Un esquema argumental simple sirve, en El último tango en París, de Bernardo Bertolucci, para denotar unas situaciones de ilimitadas sugerencias, de temática amplia y abierta que hace muy rica su lectura. Fijarse en uno de sus aspectos no significa menosprecio para con otros, pero es obvio que la razón de ser de la película se apoya especialmente en la relación Paul-Jeanne; el resto de los elementos escenográficos y humanos complementan o contrapuntean, desde pasados o presentes, la actualidad en la que se sume la pareja tras su casual encuentro. La relación sexual que se establece entre ambos carece de exordio; se prescinde no sólo del amor (en su sentido más vago e indefinido) sino del mínimo conocimiento personal, más aún, de unos previos actos eróticos que “sitúen” pasionalmente a la pareja; la relación se produce “ex abrupto”; su explicación está en los sucesivos encuentros. En ellos asistimos a unos contactos sexuales que tienen su razón de ser en sí mismos, ya que se les exime de cualquier elemento adyacente que, psicológicamente, sirva para una comunicación que no sea la del sexo.

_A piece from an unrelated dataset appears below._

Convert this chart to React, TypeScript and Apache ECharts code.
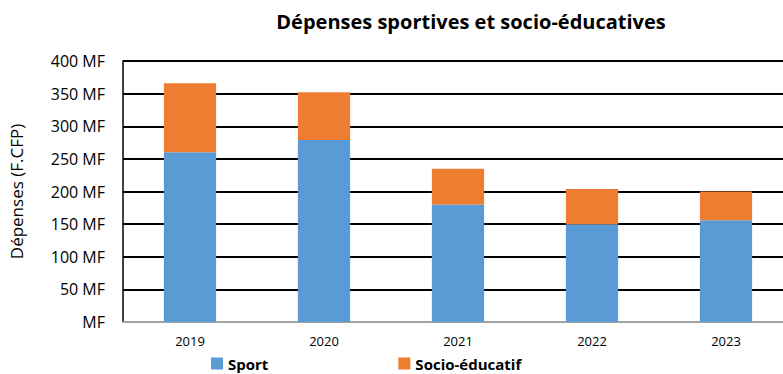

Por ello, voluntariamente, los amantes, víctimas del azar, perpetúan la casualidad sin querer otro conocimiento que no sea el de sus físicos: prescinden de su mutua identificación, ni siquiera se van a decir sus nombres, por lo que será la suya una relación de pronombres, de “yo” y “tú”, sin otros aditivos que definan a la persona.
Paul es el representante de un tipo de experiencia vital que acaba en vacío; grita contra una civilización (representada por el tren) que le aplasta y una cultura que no le sirve; el encuentro con Jeanne es un intento de prescindir de ambos elementos; el olvidarse de quiénes son en la vida para, simplemente, “ser” en ese acto. Es aquí donde lo erótico adquiere su pleno sentido, su razón de ser, su justificación: es la recurrencia a impulsos “zoológicos” en los que cualquier forma de “razonamiento” quede excluida; los elementos comunicativos que se aceptan son los más primarios en la naturaleza del hombre: la mímica, los ruidos, los gritos animales.
Ese acto es para Paul --y así se lo impone a Jeanne-- un voluntario regreso de la especie, un rechazo de lo específicamente humano, un desnudarse de su naturaleza para reducirla a lo instintivo sexual prescindiendo de lo adquirido social. La propuesta de Paul es semejante a la que Pedro Salinas utiliza en una de sus poesías de “La voz a ti debida”; los amantes son simplemente: “yo” y “tú”; se ha suprimido todo aquello que defina su personalidad “desde fuera” (“enterraré los nombres / los rótulos / la historia”), lo que la disfraza (“iré rompiendo todo / lo que encima me echaron / desde antes de nacer”). Pero mientras Salinas se apoya en “el amor puro”, Bertolucci prescinde de él para valerse en exclusiva de las distintas formas de la unión sexual, traspasando al mismo tiempo los límites de “eros” para inscribirlos (desde el primer plano de la película) en el de “thanatos”, en la destrucción de la relación, en la muerte finalmente.
Paul, que se ha comunicado gran parte del filme por medio de su lengua materna (lo innato) y otro tanto por la aprendida (lo adquirido), ha resuelto su conflicto entre el “ego” y el “superego” con un erotismo que tiene mucho de “místico”; cuando intenta transformarlo en una mínima faceta, no ya de amor, sino de conocimiento, acabará con la muerte.
Su proceso de bajada a estratos primarios de lo humano se cumple incluso en este momento: morir adoptando la postura del feto. Ésa es su definitiva situación.